Module Catalogues

Object Oriented Programming

Module Title Object Oriented Programming
Module Level Level 4
Module Credits 5.00
Academic Year 2024/25
Semester SEM1

Aims and Fit of Module

The aim of this module is to train students in Object Oriented Programming (OOP) by using a contemporary language (e.g., Java) and to provide them with an overview of other efficient object oriented languages (e.g., C++, C#, Python) used to develop applications in areas such as social networking, finance, telecommunications and other engineering domains. Computer programming, especially OOP, is essential to all computing programmes. While the module is optional, the students will be required to undertake it when deemed necessary based on their prior learning experience of programming. The programmes that share this module include MRes Computer Science, MSc Applied Informatics, MSc Social Computing, MSc Financial Computing, and MSc Human-Computer Interaction.

Learning outcomes

A. Have a critical understanding of OOP and demonstrate effective use of the UML design language; B. Solve a substantial problem using an OOP language and critically evaluate the solution; C. Account for the differences between OOP languages such as Java, C++, C#, and Python and make informed decision on the selection of programming language for a given problem. D. Be able to work as a member of a development team recognizing the different roles within a team and different ways of organizing teams.

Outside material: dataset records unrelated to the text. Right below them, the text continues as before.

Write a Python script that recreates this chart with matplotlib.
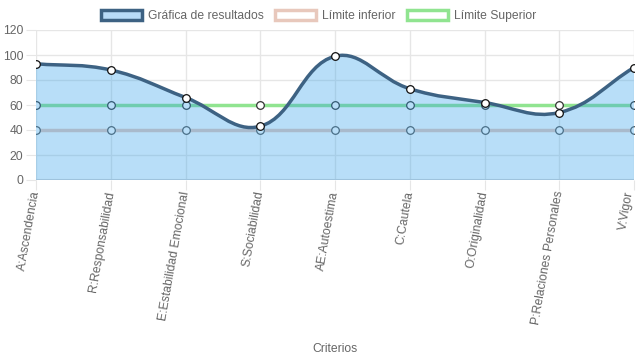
import numpy as np
import matplotlib.pyplot as plt
import matplotlib.transforms as mtransforms
from matplotlib.path import Path
from matplotlib.patches import PathPatch, Patch

plt.rcParams['font.family'] = ['Liberation Sans', 'DejaVu Sans']

categorias = ['A:Ascendencia', 'R:Responsabilidad', 'E:Estabilidad Emocional',
              'S:Sociabilidad', 'AE:Autoestima', 'C:Cautela', 'O:Originalidad',
              'P:Relaciones Personales', 'V:Vigor']
resultados = [93, 88, 66, 43, 99, 73, 62, 54, 90]
limite_inferior = [40] * 9
limite_superior = [60] * 9
y_ticks = [0, 20, 40, 60, 80, 100, 120]

fig = plt.figure(figsize=(6.37, 3.59), dpi=100)
ax = fig.add_axes([36 / 637, 1 - 180 / 359, 598 / 637, 150 / 359])
x = np.arange(len(categorias))
ax.set_xlim(0, len(categorias) - 1)
ax.set_ylim(0, 120)

grid_c = '#e6e6e6'
txt_c = '#666666'
fs = 8.7


def spline_path(xs, ys, tension=0.4):
    # curva tipo Chart.js calculada en pixeles
    pts = ax.transData.transform(np.column_stack([xs, ys]))
    n = len(pts)
    verts = [pts[0]]
    codes = [Path.MOVETO]
    cps = []
    for i in range(n):
        p0 = pts[max(i - 1, 0)]
        p1 = pts[i]
        p2 = pts[min(i + 1, n - 1)]
        d01 = np.hypot(*(p1 - p0))
        d12 = np.hypot(*(p2 - p1))
        s01 = d01 / (d01 + d12) if d01 + d12 else 0
        s12 = d12 / (d01 + d12) if d01 + d12 else 0
        cps.append((p1 - tension * s01 * (p2 - p0), p1 + tension * s12 * (p2 - p0)))
    for i in range(1, n):
        verts += [cps[i - 1][1], cps[i][0], pts[i]]
        codes += [Path.CURVE4] * 3
    verts = ax.transData.inverted().transform(np.array(verts))
    return verts, codes


# limites
ax.plot(x, limite_inferior, color='#e8c8bc', lw=2.5, zorder=2)
ax.plot(x, limite_inferior, 'o', ms=5.5, mfc='white', mec='#555555', mew=0.9, zorder=2.5)
ax.plot(x, limite_superior, color='#90e490', lw=2.5, zorder=2)
ax.plot(x, limite_superior, 'o', ms=5.5, mfc='white', mec='#333333', mew=0.9, zorder=2.5)

# resultados
verts, codes = spline_path(x, resultados)
fill_verts = np.vstack([verts, [[x[-1], 0], [x[0], 0], verts[0]]])
fill_codes = codes + [Path.LINETO, Path.LINETO, Path.CLOSEPOLY]
ax.add_patch(PathPatch(Path(fill_verts, fill_codes), facecolor=(54/255, 162/255, 235/255, 0.35),
                       edgecolor='none', zorder=3))
ax.add_patch(PathPatch(Path(verts, codes), facecolor='none', edgecolor='#3d6283',
                       lw=2.5, zorder=4))
ax.plot(x, resultados, 'o', ms=5.5, mfc='white', mec='#111111', mew=0.9, zorder=5)

for s in ax.spines.values():
    s.set_visible(False)
ax.axhline(0, color='#d6d6d6', lw=1.5, zorder=1)
ax.grid(True, color=grid_c, lw=1, zorder=0)
ax.set_axisbelow(True)
ax.set_yticks(y_ticks)
ax.set_xticks(x)
ax.set_xticklabels(categorias, rotation=80, rotation_mode='anchor', ha='right', va='center')
ax.tick_params(axis='both', length=7, color=grid_c, labelcolor=txt_c, labelsize=fs)
ax.tick_params(axis='x', pad=1)
ax.tick_params(axis='y', pad=2)
# el ultimo rotulo se corre un poco para que no se corte
last = ax.get_xticklabels()[-1]
last.set_transform(last.get_transform() + mtransforms.ScaledTranslation(-4 / 100, 0, fig.dpi_scale_trans))
ax.set_xlabel('Criterios', color=txt_c, fontsize=fs)
ax.xaxis.set_label_coords(0.5, -1.09)

handles = [Patch(facecolor='#b8dbf7', edgecolor='#3d6283', lw=2.5),
           Patch(facecolor='white', edgecolor='#e8c8bc', lw=2.5),
           Patch(facecolor='white', edgecolor='#90e490', lw=2.5)]
leg = fig.legend(handles, ['Gráfica de resultados', 'Límite inferior', 'Límite Superior'],
                 loc='upper center', bbox_to_anchor=(0.5, 1.0), ncol=3, frameon=False,
                 fontsize=fs, handlelength=3.4, handleheight=1.0, columnspacing=0.9,
                 handletextpad=0.5, borderaxespad=0.4)
for t in leg.get_texts():
    t.set_color(txt_c)

fig.savefig('out.png', dpi=100)
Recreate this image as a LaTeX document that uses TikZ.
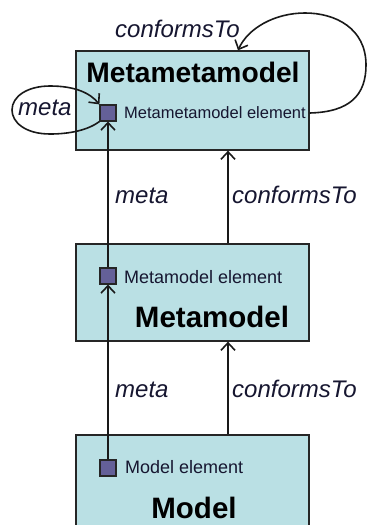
\documentclass[tikz,border=0pt]{standalone}
\usepackage{fontspec}
\setmainfont{Liberation Sans}
\usetikzlibrary{arrows.meta}
\definecolor{boxfill}{RGB}{186,224,228}
\definecolor{elemfill}{RGB}{100,96,152}
\definecolor{ink}{RGB}{22,22,48}
\begin{document}
\begin{tikzpicture}[x=1pt,y=-1pt,
  layerbox/.style={draw=black!85,line width=1.3pt,fill=boxfill,inner sep=0pt},
  elembox/.style={draw=black!85,line width=1.2pt,fill=elemfill,minimum size=16pt,inner sep=0pt},
  boxtitle/.style={font=\fontsize{29.5}{32}\selectfont\bfseries,text=black,inner sep=0pt,anchor=base},
  elemtext/.style={font=\fontsize{18}{20}\selectfont,text=ink,inner sep=0pt,anchor=base west},
  rel/.style={font=\fontsize{24}{26}\selectfont\itshape,text=ink,inner sep=0pt,anchor=base west},
  conn/.style={draw=black!90,line width=1.6pt,-{Straight Barb[length=7.5pt,width=14pt,line width=1.6pt]}}]
\clip (0,0) rectangle (367,525);

% the three modelling layers
\node[layerbox,minimum width=233pt,minimum height=99pt] (mmm) at (192.5,100.5) {};
\node[layerbox,minimum width=233pt,minimum height=97pt] (mm) at (192.5,292.5) {};
\node[layerbox,minimum width=233pt,minimum height=125pt] (m) at (192.5,497.5) {};

\node[boxtitle,font=\fontsize{28.2}{30}\selectfont\bfseries] (mmmtitle) at (193,82) {Metametamodel};
\node[boxtitle] (mmtitle) at (212,327) {Metamodel};
\node[boxtitle] (mtitle) at (194,518) {Model};

\node[elemtext,font=\fontsize{16.5}{18}\selectfont] (mmmtext) at (124,118) {Metametamodel element};
\node[elemtext] (mmtext) at (124,283) {Metamodel element};
\node[elemtext] (mtext) at (125,473) {Model element};

% column for the conformsTo links
\coordinate (cx) at (228,0);
\coordinate (tipx) at (238,0);

% meta links between elements
\draw[conn] (108,461) -- (108,284.5);
\draw[conn] (108,268) -- (108,121.5);

% conformsTo links between layers
\draw[conn] (m.north -| cx) -- (mm.south -| cx);
\draw[conn] (mm.north -| cx) -- (mmm.south -| cx);

% elements
\node[elembox] (e1) at (108,113) {};
\node[elembox] (e2) at (108,276) {};
\node[elembox] (e3) at (108,468) {};

% self conformance of the metametamodel
\draw[conn] (e1 -| mmm.east) .. controls (350,112) and (366,95) .. (366,65)
  .. controls (366,28) and (335,13) .. (305,13)
  .. controls (275,13) and (248,28) .. (mmm.north -| tipx);

% the metametamodel element is its own meta element
\draw[conn] (e1.south west) .. controls (88,130) and (70,134) .. (50,134)
  .. controls (25,134) and (12,122) .. (12,110)
  .. controls (12,96) and (28,86) .. (50,86)
  .. controls (75,86) and (90,93) .. (e1.north west);

% relation labels
\node[rel] (lconf0) at (115,37) {conformsTo};
\node[rel] (lmeta0) at (18,115) {meta};
\node[rel] (lmeta1) at (115,203) {meta};
\node[rel] (lconf1) at (232,203) {conformsTo};
\node[rel] (lmeta2) at (115,397) {meta};
\node[rel] (lconf2) at (232,397) {conformsTo};
\end{tikzpicture}
\end{document}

Method of teaching and learning

Updating “Assessment” part. Formal lectures: Students will be expected to attend two hours of formal lectures in a typical week plus two hours of supervised lab session. Key concepts are introduced and illustrated through lectures. These are then enforced through problem-solving activities in lab sessions. The necessary practical skills are developed through laboratory exercises and assessment tasks. Private study: In a typical week, students will be expected to devote six hours of unsupervised time to private study. The time allowed per week for private study will typically include three hours for revision of course material and background reading, with three hours for completion of practical work. Assessment: The assessment consists of two coursework tasks and a written exam. The first coursework task asks students to research and explain the differences between Java and another OOP language of their choice, focusing on OOP aspects in their comparison. The second task is a group project in which students will develop (design and implement) a solution to a substantial programming problem using an OOP language, and critically evaluate the proposed solution. Students will receive a group mark for the design (20%) and implementation (50%) parts. The critical evaluation part (30%) will ask students to reflect on and evaluate their own contribution to the project, and will be marked individually. The written exam evaluates the students’ critical understanding of key theoretical and practical components of the module.